Sir Ernest Shackleton

The “Imperial Trans-Antarctic Expedition” (1914-1917)

In 1913, Sir Ernest Shackleton placed an advert in The Times in search of suitable men for the crew of his expedition to cross the Antarctic:

‘Men wanted for perilous voyage. Low pay, bitter cold, long months in complete darkness, constant danger, return uncertain. Honour and recognition if successful.’

Despite this honest and unembellished description, the number of applicants (5,000) greatly exceeded the number of crew members needed (56 on two ships).

However, the expedition failed even before it really began: Shackleton’s ship, the Endurance, was trapped in the ice and sank, but the ‘Boss’, as his men respectfully called him, ensured that all of them returned alive in one of the most incredible rescue operations in polar history.


The ‘Imperial Trans-Antarctic Expedition’, which had no less a goal than to cross the Antarctic continent, was doomed shortly after its start in South Georgia in December 1914. Early on, drifting ice in the Weddell Sea hindered the onward journey south. By January 1915, the ship, the Endurance, was completely trapped by the ice. She drifted for several months, trapped in the ice through the polar winter, but could not withstand the pressure of the ice masses breaking up and drifting in the spring. The Endurance was abandoned in October 1915 and finally sank, crushed by the ice, on 21 November 1915, watched by Shackleton and his men.

After months in a camp on the cracked, drifting and melting ice, it finally broke completely beneath their feet at the end of summer in April 1916. Shackleton decided to head for the nearest land over open water with the three lifeboats that had been carried up to that point.

After five days of rowing through the stormy, icy Weddell Sea, the exhausted 28 men reached Elephant Island and, after 497 days at sea and on sea ice, had solid ground under their feet again for the first time.

Elephant Island, that tiny island – today as then located far from any known shipping routes in the Antarctic Ocean – barren, rough, almost completely glaciated except for a narrow strip of rock on the beach, and mercilessly exposed to wind and weather, offered the Endurance crew no protection and no prospect of rescue from outside.

And so Shackleton decided to set out again to get help. With five other men, including Frank Worsley as navigator, he wanted to try to reach the occupied whaling stations on South Georgia, which were over 800 nautical miles away, in one of the open lifeboats.

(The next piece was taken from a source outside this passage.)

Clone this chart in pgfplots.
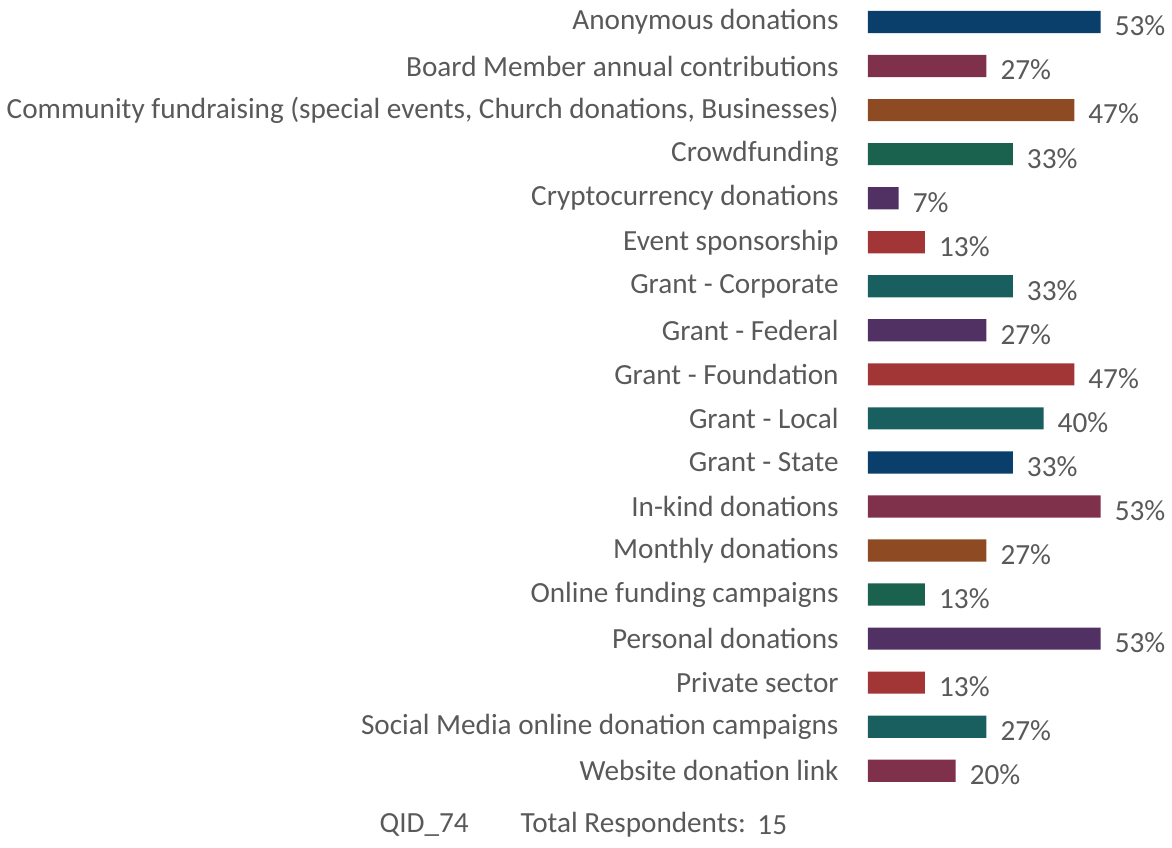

At the end of April 1916, the six of them set sail in the James Caird, which had been reinforced and converted by the ship’s carpenter for this daring crossing. The remaining 22 men stayed behind on Elephant Island under the care of Frank Wild, where they had to wait another four months for their rescue, which they could hardly hope for at the time.

It took Shackleton and his crew 15 days to make the dangerous and rough passage through the storm-lashed South Atlantic before they actually reached the coast of South Georgia, thanks to the navigational skills of Frank Worsley. However, they landed on the ‘wrong’ side of the island, the uninhabited south side, and in a boat that was no longer seaworthy. The exhausted men went ashore at King Haakon Bay.

After a few days of rest, they had no choice but to attempt to cross the island, which consists mainly of glaciated mountains up to 3,000 metres high, in completely unmapped terrain, on a route never before taken, and without adequate equipment, if they did not want to give up on saving themselves and their comrades. The risky and daring undertaking was a success, and as if by a miracle, after 36 hours of uninterrupted marching, they reached the whaling station at Stromness with their last ounce of strength on 20 May 1916.

From there, after three unsuccessful attempts, Shackleton finally managed to rescue all the remaining members of the expedition from Elephant Island at the end of August 1916 and take them safely on board the Yelcho, a Chilean Navy guard boat.


‘South’ is the title of the book Shackleton wrote about the Imperial Trans-Antarctic Expedition.

This can also be found in the name of our first expedition “Sailing SOUTH 2024”. 110 years after the Endurance, for the 150th birthday of the “Boss”, we set off in February 2024 and followed some of his tracks in the Southern Ocean to Elephant Island.

With ‘Sailing SOUTH 2026’ we want to set sail again, continue the journey and set course for South Georgia, to cross the island on skis and sleds in the footsteps of Shackleton and discover this storm-lashed Antarctic oasis, 110 years after the ‘Boss’ and his men.